SOURCE DATA:
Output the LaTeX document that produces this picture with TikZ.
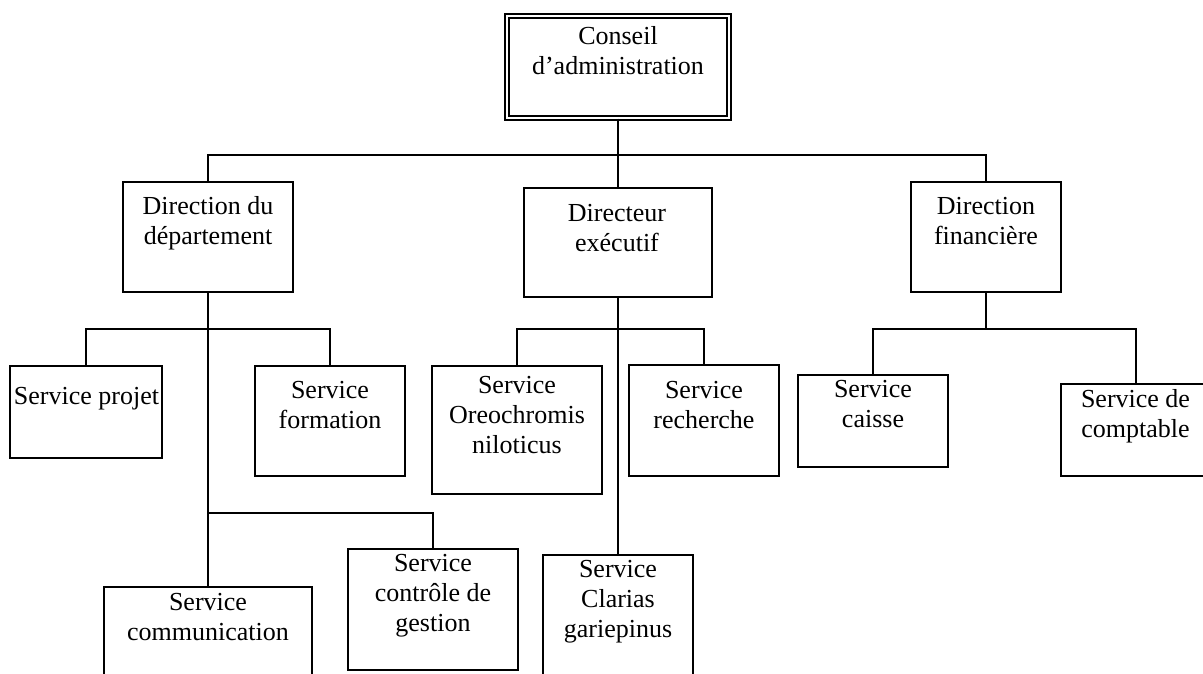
\documentclass[tikz,border=0pt]{standalone}
\usepackage{fontspec}
\setmainfont{Liberation Serif}
\begin{document}
\begin{tikzpicture}[x=1pt,y=-1pt,
  box/.style={draw,rectangle,inner sep=0pt,line width=1.3pt},
  dbox/.style={draw,rectangle,inner sep=0pt,line width=1.2pt,double,double distance=2.8pt},
  txt/.style={align=center,inner sep=0pt,font=\fontsize{26}{30}\selectfont},
  conn/.style={line width=1.3pt}]
\useasboundingbox (0,0) rectangle (1203,673);
\clip (0,0) rectangle (1203,673);
% boxes
\node[dbox,minimum width=222pt,minimum height=102pt] (ca) at (618,67) {};
\node[box,minimum width=170pt,minimum height=110pt] (dd) at (208,237) {};
\node[box,minimum width=188pt,minimum height=109pt] (de) at (618,242.5) {};
\node[box,minimum width=150pt,minimum height=110pt] (df) at (986,237) {};
\node[box,minimum width=152pt,minimum height=92pt] (sp) at (86,412) {};
\node[box,minimum width=150pt,minimum height=110pt] (sf) at (330,421) {};
\node[box,minimum width=170pt,minimum height=128pt] (so) at (517,430) {};
\node[box,minimum width=150pt,minimum height=111pt] (sr) at (704,420.5) {};
\node[box,minimum width=150pt,minimum height=92pt] (sc) at (873,421) {};
\node[box,minimum width=150pt,minimum height=92pt] (sdc) at (1136,430) {};
\node[box,minimum width=170pt,minimum height=121pt] (scg) at (433,609.5) {};
\node[box,minimum width=208pt,minimum height=110pt] (scom) at (208,642) {};
\node[box,minimum width=150pt,minimum height=128pt] (scl) at (618,619) {};
% texts (anchored at the baseline of the last line)
\node[txt,anchor=base] (ca-t) at (618,74) {Conseil\\d’administration};
\node[txt,anchor=base] (dd-t) at (208,244) {Direction du\\département};
\node[txt,anchor=base] (de-t) at (617,251) {Directeur\\exécutif};
\node[txt,anchor=base] (df-t) at (986,244) {Direction\\financière};
\node[txt,anchor=base] (sp-t) at (86.5,404) {Service projet};
\node[txt,anchor=base] (sf-t) at (330,428) {Service\\formation};
\node[txt,anchor=base] (so-t) at (517,453) {Service\\Oreochromis\\niloticus};
\node[txt,anchor=base] (sr-t) at (704,428) {Service\\recherche};
\node[txt,anchor=base] (sc-t) at (873,427) {Service\\caisse};
\node[txt,anchor=base] (sdc-t) at (1135.5,437) {Service de\\comptable};
\node[txt,anchor=base] (scom-t) at (208,640) {Service\\communication};
\node[txt,anchor=base] (scg-t) at (433,631) {Service\\contrôle de\\gestion};
\node[txt,anchor=base] (scl-t) at (618,637) {Service\\Clarias\\gariepinus};
% junctions
\coordinate (j0) at (618,155);
\coordinate (j1) at (208,329);
\coordinate (j2) at (208,513);
\coordinate (j3) at (618,329);
\coordinate (j4) at (986,329);
% connectors
\draw[conn] (ca.south) -- (j0);
\draw[conn] (dd.north) |- (j0) -| (df.north);
\draw[conn] (j0) -- (de.north);
\draw[conn] (dd.south) -- (j1) -- (j2) -- (scom.north);
\draw[conn] (sp.north) |- (j1) -| (sf.north);
\draw[conn] (j2) -| (scg.north);
\draw[conn] (de.south) -- (j3) -- (scl.north);
\draw[conn] (so.north) |- (j3) -| (sr.north);
\draw[conn] (df.south) -- (j4);
\draw[conn] (sc.north) |- (j4) -| (sdc.north);
\end{tikzpicture}
\end{document}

CHALLENGE: Repeat the material above in full and exactly, apart from the pictures.

ANSWER TO THIS EXERCISE:
Output the LaTeX document that produces this picture with TikZ.
\documentclass[tikz,border=0pt]{standalone}
\usepackage{fontspec}
\setmainfont{Liberation Serif}
\begin{document}
\begin{tikzpicture}[x=1pt,y=-1pt,
  box/.style={draw,rectangle,inner sep=0pt,line width=1.3pt},
  dbox/.style={draw,rectangle,inner sep=0pt,line width=1.2pt,double,double distance=2.8pt},
  txt/.style={align=center,inner sep=0pt,font=\fontsize{26}{30}\selectfont},
  conn/.style={line width=1.3pt}]
\useasboundingbox (0,0) rectangle (1203,673);
\clip (0,0) rectangle (1203,673);
% boxes
\node[dbox,minimum width=222pt,minimum height=102pt] (ca) at (618,67) {};
\node[box,minimum width=170pt,minimum height=110pt] (dd) at (208,237) {};
\node[box,minimum width=188pt,minimum height=109pt] (de) at (618,242.5) {};
\node[box,minimum width=150pt,minimum height=110pt] (df) at (986,237) {};
\node[box,minimum width=152pt,minimum height=92pt] (sp) at (86,412) {};
\node[box,minimum width=150pt,minimum height=110pt] (sf) at (330,421) {};
\node[box,minimum width=170pt,minimum height=128pt] (so) at (517,430) {};
\node[box,minimum width=150pt,minimum height=111pt] (sr) at (704,420.5) {};
\node[box,minimum width=150pt,minimum height=92pt] (sc) at (873,421) {};
\node[box,minimum width=150pt,minimum height=92pt] (sdc) at (1136,430) {};
\node[box,minimum width=170pt,minimum height=121pt] (scg) at (433,609.5) {};
\node[box,minimum width=208pt,minimum height=110pt] (scom) at (208,642) {};
\node[box,minimum width=150pt,minimum height=128pt] (scl) at (618,619) {};
% texts (anchored at the baseline of the last line)
\node[txt,anchor=base] (ca-t) at (618,74) {Conseil\\d’administration};
\node[txt,anchor=base] (dd-t) at (208,244) {Direction du\\département};
\node[txt,anchor=base] (de-t) at (617,251) {Directeur\\exécutif};
\node[txt,anchor=base] (df-t) at (986,244) {Direction\\financière};
\node[txt,anchor=base] (sp-t) at (86.5,404) {Service projet};
\node[txt,anchor=base] (sf-t) at (330,428) {Service\\formation};
\node[txt,anchor=base] (so-t) at (517,453) {Service\\Oreochromis\\niloticus};
\node[txt,anchor=base] (sr-t) at (704,428) {Service\\recherche};
\node[txt,anchor=base] (sc-t) at (873,427) {Service\\caisse};
\node[txt,anchor=base] (sdc-t) at (1135.5,437) {Service de\\comptable};
\node[txt,anchor=base] (scom-t) at (208,640) {Service\\communication};
\node[txt,anchor=base] (scg-t) at (433,631) {Service\\contrôle de\\gestion};
\node[txt,anchor=base] (scl-t) at (618,637) {Service\\Clarias\\gariepinus};
% junctions
\coordinate (j0) at (618,155);
\coordinate (j1) at (208,329);
\coordinate (j2) at (208,513);
\coordinate (j3) at (618,329);
\coordinate (j4) at (986,329);
% connectors
\draw[conn] (ca.south) -- (j0);
\draw[conn] (dd.north) |- (j0) -| (df.north);
\draw[conn] (j0) -- (de.north);
\draw[conn] (dd.south) -- (j1) -- (j2) -- (scom.north);
\draw[conn] (sp.north) |- (j1) -| (sf.north);
\draw[conn] (j2) -| (scg.north);
\draw[conn] (de.south) -- (j3) -- (scl.north);
\draw[conn] (so.north) |- (j3) -| (sr.north);
\draw[conn] (df.south) -- (j4);
\draw[conn] (sc.north) |- (j4) -| (sdc.north);
\end{tikzpicture}
\end{document}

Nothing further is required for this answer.